All the same, there is still every reason to believe that more encouraging headway would have been made under a more conducive environment.
According to the Tanzania Tourist Board, the fair is supposed to be a focused forum at which tourism industry stakeholders will share relevant experience and seal business deals.
TTB marketing director Amant Macha is on record as having said that the fair would attract 11,000-plus exhibitors from some 180 countries, its thrust being on the drawing up of strategic tourism programmes and products able to find a ready reliable market in Africa.
We are told that, this time around, part of the fair’s focus would be on luxury markets and how the development of tourism interacts with environmental issues.
This mere fact makes the event of very special importance to Tanzania, which has been working hard to come up with an environment-supportive tourism industry.
Tanzania has had the luck and pleasure of attending a large number of regional and international tourism fairs, exhibitions and expositions over the years.
Additionally, it has hosted a decent number of similar events. That has afforded it invaluable exposure which will have added to any expertise it may have previously had in making its own tourism sector tick more and benefit our people more.
There are both pros and cons to tourism, just as there are to most other businesses and the impact of the negative side of the equation would be vastly mitigated if the gains credited to the positive side trickled deep down to the people adversely affected.

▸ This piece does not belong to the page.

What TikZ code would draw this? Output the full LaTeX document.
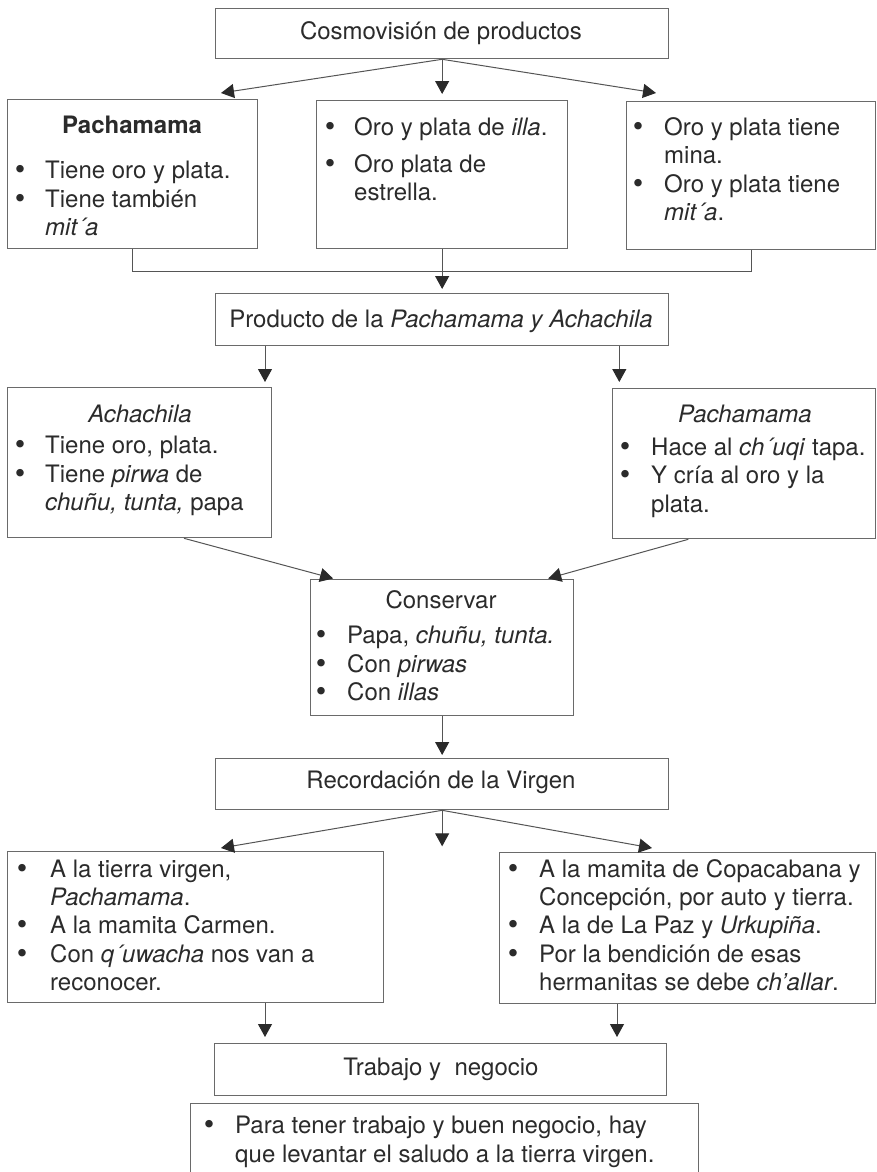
\documentclass[tikz,border=0pt]{standalone}
\usepackage{fontspec}
\setmainfont{TeX Gyre Heros}
\usetikzlibrary{arrows.meta,calc}
\definecolor{ink}{HTML}{2B2B2B}
\definecolor{frame}{HTML}{6A6A6A}
\definecolor{wire}{HTML}{555555}
\definecolor{tip}{HTML}{2A2A2A}
\tikzset{
  box/.style={draw=frame, line width=1.3pt, inner sep=0pt, anchor=north west, fill=white},
  ln/.style={anchor=base west, inner sep=0pt, text=ink, font=\fontsize{24}{28}\selectfont},
  ctr/.style={anchor=base, inner sep=0pt, text=ink, font=\fontsize{24}{28}\selectfont},
  bul/.style={anchor=base, inner sep=0pt, text=ink, font=\fontsize{30}{30}\selectfont, yshift=-1.5pt},
  conn/.style={draw=wire, line width=1pt},
  arr/.style={conn, -{Triangle[length=13pt,width=14pt,fill=tip,color=tip]}}
}
\begin{document}
\begin{tikzpicture}[x=1pt,y=-1pt]
\clip (0,0) rectangle (876,1172);
\fill[white] (0,0) rectangle (876,1172);

% ---- boxes ----
\node[box, minimum width=453pt, minimum height=50pt] (top) at (215,8) {};
\node[box, minimum width=250pt, minimum height=149pt] (L1) at (7,99) {};
\node[box, minimum width=251pt, minimum height=148pt] (M1) at (316,100) {};
\node[box, minimum width=249pt, minimum height=148pt] (R1) at (626,101) {};
\node[box, minimum width=453pt, minimum height=52pt] (P) at (215,293) {};
\node[box, minimum width=264pt, minimum height=150pt] (A) at (7,387) {};
\node[box, minimum width=263pt, minimum height=150pt] (Q) at (612,388) {};
\node[box, minimum width=263pt, minimum height=136pt] (C) at (310,579) {};
\node[box, minimum width=453pt, minimum height=51pt] (V) at (215,758) {};
\node[box, minimum width=376pt, minimum height=151pt] (BL) at (7,851) {};
\node[box, minimum width=376pt, minimum height=151pt] (BR) at (499,852) {};
\node[box, minimum width=452pt, minimum height=52pt] (T) at (214,1043) {};
\node[box, minimum width=508pt, minimum height=100pt] (F) at (190,1103) {};

% ---- texts ----
\node[ctr] (t0) at (441,40) {Cosmovisión de productos};

\node[ctr] (l1h) at (132,133) {\textbf{Pachamama}};
\node[bul] (l1b1) at (20,178) {\textbullet};
\node[bul] (l1b2) at (20,207) {\textbullet};
\node[ln] (l1a) at (45,178) {Tiene oro y plata.};
\node[ln] (l1b) at (45,207) {Tiene también};
\node[ln] (l1c) at (45,235) {\textit{mit´a}};

\node[bul] (m1b1) at (330,135) {\textbullet};
\node[bul] (m1b2) at (330,172) {\textbullet};
\node[ln] (m1a) at (354,135) {Oro y plata de \textit{illa}.};
\node[ln] (m1b) at (354,172) {Oro plata de};
\node[ln] (m1c) at (354,200) {estrella.};

\node[bul] (r1b1) at (638,135) {\textbullet};
\node[bul] (r1b2) at (638,192) {\textbullet};
\node[ln] (r1a) at (664,135) {Oro y plata tiene};
\node[ln] (r1b) at (664,163) {mina.};
\node[ln] (r1c) at (664,192) {Oro y plata tiene};
\node[ln] (r1d) at (664,220) {\textit{mit´a}.};

\node[ctr] (tp) at (441,327) {Producto de la \textit{Pachamama y Achachila}};

\node[ctr] (ah) at (140,422) {\textit{Achachila}};
\node[bul] (ab1) at (20,453) {\textbullet};
\node[bul] (ab2) at (20,482) {\textbullet};
\node[ln] (aa) at (45,453) {Tiene oro, plata.};
\node[ln] (ab) at (45,482) {Tiene \textit{pirwa} de};
\node[ln] (ac) at (45,510) {\textit{chuñu, tunta,} papa};

\node[ctr] (qh) at (745,422) {\textit{Pachamama}};
\node[bul] (qb1) at (625,455) {\textbullet};
\node[bul] (qb2) at (625,483) {\textbullet};
\node[ln] (qa) at (651,455) {Hace al \textit{ch´uqi} tapa.};
\node[ln] (qb) at (651,483) {Y cría al oro y la};
\node[ln] (qc) at (651,512) {plata.};

\node[ctr] (ch) at (441,608) {Conservar};
\node[bul] (cb1) at (321,643) {\textbullet};
\node[bul] (cb2) at (321,672) {\textbullet};
\node[bul] (cb3) at (321,700) {\textbullet};
\node[ln] (ca) at (347,643) {Papa, \textit{chuñu, tunta.}};
\node[ln] (cb) at (347,672) {Con \textit{pirwas}};
\node[ln] (cc) at (347,700) {Con \textit{illas}};

\node[ctr] (tv) at (441,788) {Recordación de la Virgen};

\node[bul] (blb1) at (22,877) {\textbullet};
\node[bul] (blb2) at (22,933) {\textbullet};
\node[bul] (blb3) at (22,962) {\textbullet};
\node[ln] (bla) at (50,877) {A la tierra virgen,};
\node[ln] (blb) at (50,905) {\textit{Pachamama}.};
\node[ln] (blc) at (50,933) {A la mamita Carmen.};
\node[ln] (bld) at (50,962) {Con \textit{q´uwacha} nos van a};
\node[ln] (ble) at (50,990) {reconocer.};

\node[bul] (brb1) at (513,877) {\textbullet};
\node[bul] (brb2) at (513,933) {\textbullet};
\node[bul] (brb3) at (513,962) {\textbullet};
\node[ln] (bra) at (539,877) {A la mamita de Copacabana y};
\node[ln] (brb) at (539,905) {Concepción, por auto y tierra.};
\node[ln] (brc) at (539,933) {A la de La Paz y \textit{Urkupiña}.};
\node[ln] (brd) at (539,962) {Por la bendición de esas};
\node[ln] (bre) at (539,990) {hermanitas se debe \textit{ch’allar}.};

\node[ctr] (tt) at (441,1075) {Trabajo y\ \ negocio};

\node[bul] (fb1) at (209,1133) {\textbullet};
\node[ln] (fa) at (235,1133) {Para tener trabajo y buen negocio, hay};
\node[ln] (fb) at (235,1162) {que levantar el saludo a la tierra virgen.};

% ---- connectors ----
\draw[arr] (top.south) -- ([shift={(214,-6)}]L1.north west);
\draw[arr] (top.south) -- ([shift={(0,-6)}]M1.north);
\draw[arr] (top.south) -- ([shift={(30,-8)}]R1.north west);

\draw[conn] (L1.south) -- ++(0,22) -| (R1.south);
\draw[arr] (M1.south) -- ([shift={(0,-4)}]P.north);

\draw[arr, shorten >=5pt] ([xshift=50pt]P.south west) coordinate (pl) -- (pl |- A.north);
\draw[arr, shorten >=6pt] ([xshift=-50pt]P.south east) coordinate (pr) -- (pr |- Q.north);

\draw[arr, shorten >=2pt] ([xshift=177pt]A.south west) -- ([xshift=25pt]C.north west);
\draw[arr, shorten >=2pt] ([xshift=-188pt]Q.south east) -- ([xshift=-28pt]C.north east);

\draw[arr, shorten >=3pt] (C.south) -- (V.north);

\coordinate (vmid) at ([yshift=-36pt]V.south);
\draw[arr] (V.south) -- ([shift={(214,-3)}]BL.north west);
\draw[arr] (V.south) -- (vmid);
\draw[arr] (V.south) -- ([shift={(153,-4)}]BR.north west);

\draw[arr, shorten >=6pt] ([xshift=258pt]BL.south west) coordinate (bl) -- (bl |- T.north);
\draw[arr, shorten >=6pt] ([xshift=118pt]BR.south west) coordinate (br) -- (br |- T.north);
\end{tikzpicture}
\end{document}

TTB must be fully aware of this fact, what with its passionate desire to learn the most it can from countries and institutions more experienced in making the tourism stand out as an asset whose development does not also have to endanger the environment and humankind`s very survival.
The way we see it, this is partly the background against which the relevance or otherwise of ITB and other similar forums ought to be viewed and evaluated.
Our representatives in Berlin should use the fair to learn better ways of meeting the challenges facing the marketing of tourist attractions amid cut-throat global competition without losing track of the need to ensure that the tourism industry does not harm our environment and social or cultural values. That, too, is a serious challenge.